Dubliners by James Joyce
‘Most people considered Lenehan a leech but, in spite of this reputation, his adroitness and eloquence had always prevented his friends from forming any general policy against him. He had a brave manner of coming up to a party of them in a bar and of holding himself nimbly at the borders until he was included in a round.’
Dubliners is hard, gritty, and real. There is no tidy finish to each story. Every character plays his part for good or bad. Joyce called these stories epiphanies and he was certainly influenced by the Catholic concept of epiphany. Some are failed, but some offer a glimpse of hope, and a chance for renewal. These are wretched characters, desperate, disenchanted, or suffering from an abuse, inflicted on them by others or by themselves. Though the characters in each story are separate, they move together in the same time and space of Dublin.
‘He lived at a little distance from his body, regarding his own acts with doubtful side-glances.
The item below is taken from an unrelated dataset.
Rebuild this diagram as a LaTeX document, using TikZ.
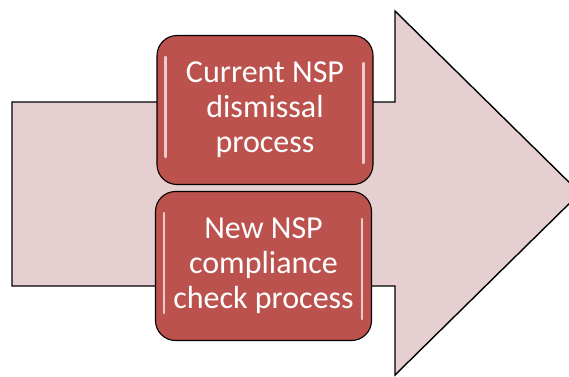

He had an odd autobiographical habit which led him to compose in his mind from time to time a short sentence about himself containing a subject in the third person and a predicate in the past tense … He lived his spiritual life without any communion with others, visiting his relatives at Christmas and escorting them to the cemetery when they died … his life rolled out evenly—an adventureless tale.’
The writing is luminous:
‘As she was naturally pale and unbending in manner she made few friends at school. When she came to the age of marriage she was sent out to many houses, where her playing and ivory manners were much admired. She sat amid the chilly circle of her accomplishments, waiting for some suitor to brave it and offer her a brilliant life …’
January 6 is the Feast of the Epiphany.